Branching and Merging
The same principle of microversions and definition changes allows Onshape to do Branching (workspaces) and Merging. Every workspace keeps track of its latest microversion, and as a result, the microversions form a tree structure (the version graph is a simplified view of this). This is why when you look at the histories of two workspaces, they are the same from Document creation to the branching point and different afterwards. When the user merges from one workspace into another, we look for the changes that are in the “from” workspace and have not been merged into the “to” workspace and create a microversion for the “to” workspace with those changes.
This is the Document containing the Part Studio whose microversion tree is illustrated above. In the histories of the two workspaces (Workspace 1 on the left and Workspace 2 on the right), only the most recent change is different.
This mechanism is similar to (and was inspired by) what the popular software version control system git does, with microversions corresponding to git “commits” and workspaces corresponding to branches. A conceptual difference is how we handle conflicts: if you’ve used git (or any other version control system for text or code), you’ve seen a merge conflict that happens when two branches have modifications to the same piece of text–the user is left in an invalid state until the conflict is fixed. In Onshape, we try to never block the user: if a dimension is modified in two different ways on two workspaces, in a merge, the “from” workspace will win. Merge conflicts should never happen.
More Collaboration Tools
Onshape’s Compare tool lets you explore the differences between workspaces or versions of a document. Here, we are looking at the differences between Workspace 1 and Workspace 2.

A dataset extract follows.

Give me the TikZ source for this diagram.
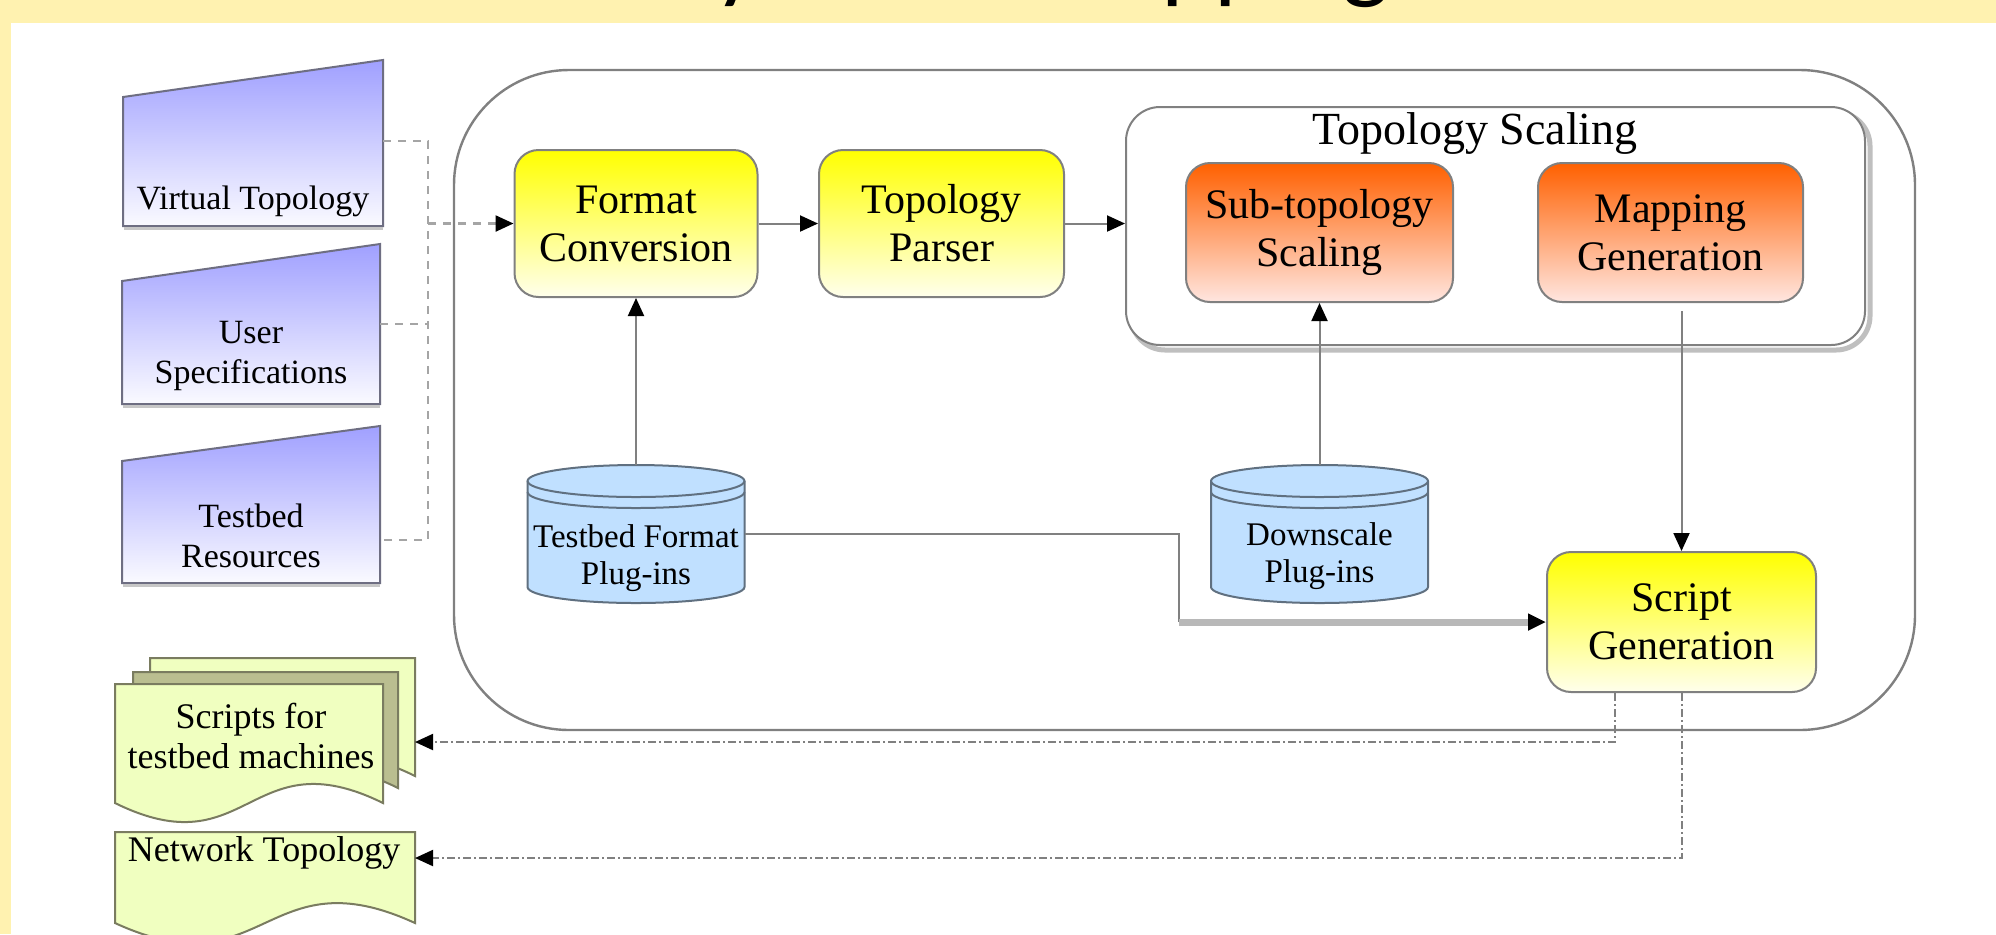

Basing Onshape on immutable microversions also makes for a great foundation for other collaboration tools: those we already have, such as the Follow Mode or the Compare tool, as well as those we are developing for the future. It also has benefits beyond just collaboration abilities: because old microversions are never modified, data integrity is better preserved, and having a history of changes allows us to debug exactly how a Document came to be when a user has a problem or when we detect a problem through our logs.
So collaborate fearlessly – your data is saved and always restorable!